In a fiction blog in November 2015, I wrote about J. K. Rowling, creator of Harry Potter. Since writing the seven Potter books (ostensibly for kids!) she has published five further books under the pseudonym of Robert Galbraith. These are, as you will probably know, about the private investigator, Cormoran Strike, and his female sidekick, Robin Ellacott. You may have seen the BBC adaptations of the first three – The Cuckoo’s Calling, The Silkworm and Career of Evil. The books came out in successive years from 2013. Since then there have been two more: Lethal White (2018) and Troubled Blood (2020). The cover of the latter is shown on the home page.
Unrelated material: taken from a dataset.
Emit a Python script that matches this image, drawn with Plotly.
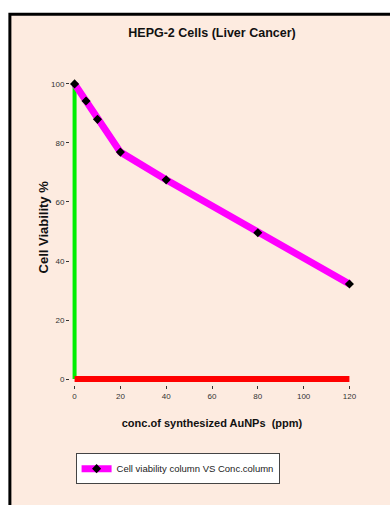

There is one vaguely interesting (if wholly pointless!?) comparison to be made between the Potter and Strike series in the Rowling/Galbraith canon. The Potter books, in order, ran to the following number of pages: 223, 251, 317, 636, 766, 607, 607. For Strike it goes 449, 455, 487, 647, 927. Yes – 927! She starts off comparatively low, when it comes to the page count, before apparently peaking at book No. 5. I can’t think the next Strike book will get into four figures in pagination terms. Whether there will end up being more Strikes than Potters is something only she knows for now. And maybe she doesn’t. As I wrote last time, given the fortune she had already made from the Potter books and consequent films before she embarked on anything to do with Strike, she must really enjoy doing it.
Whereas each chapter of Career of Evil is headed by a song from the Blue Oyster Cult’s oeuvre, Lethal White goes for a doom-laden Henrik Ibsen (aren’t all of his doom-laden?) play, Rosmersholm, and Troubled Blood has Edmund Spenser’s The Faerie Queene. With all the books, which are hugely enjoyable as well as simply huge in some cases, there is on occasion a sense that Rowling cannot be edited: that is, there’s no one who’s going to say “don’t you think this bit goes on too long?” Also, Strike is a moderately keen Arsenal fan, and she’ll have him watching a match on the TV at 3 o’clock on a Saturday afternoon. (This all being pre-covid.) That is, she knows that the Premier League is on Sky but nobody has the balls to say to her “it’s never on the telly at that time”. And while Strike is unquestionably the star character, one cannot but wonder whether the author sees at least a little bit of Robin in herself?
There is an enormously suppressed sexual chemistry between the two leads. Robin has by the latter book been married and divorced from the deadly dull Matthew, while Strike’s life is repeatedly put in turmoil by the (he says) unwanted intrusions into it by Charlotte, his impossibly glamorous ex. One cannot but think Robin and he will eventually end up together, although if that did happen it would surely also signal the end of the series. But perhaps it won’t be that way. Intriguing though the plots are, the books are fundamentally mostly about the dynamic between Strike and Robin. In some respects, Rowling/Galbraith has created a modern-day Holmes/Watson.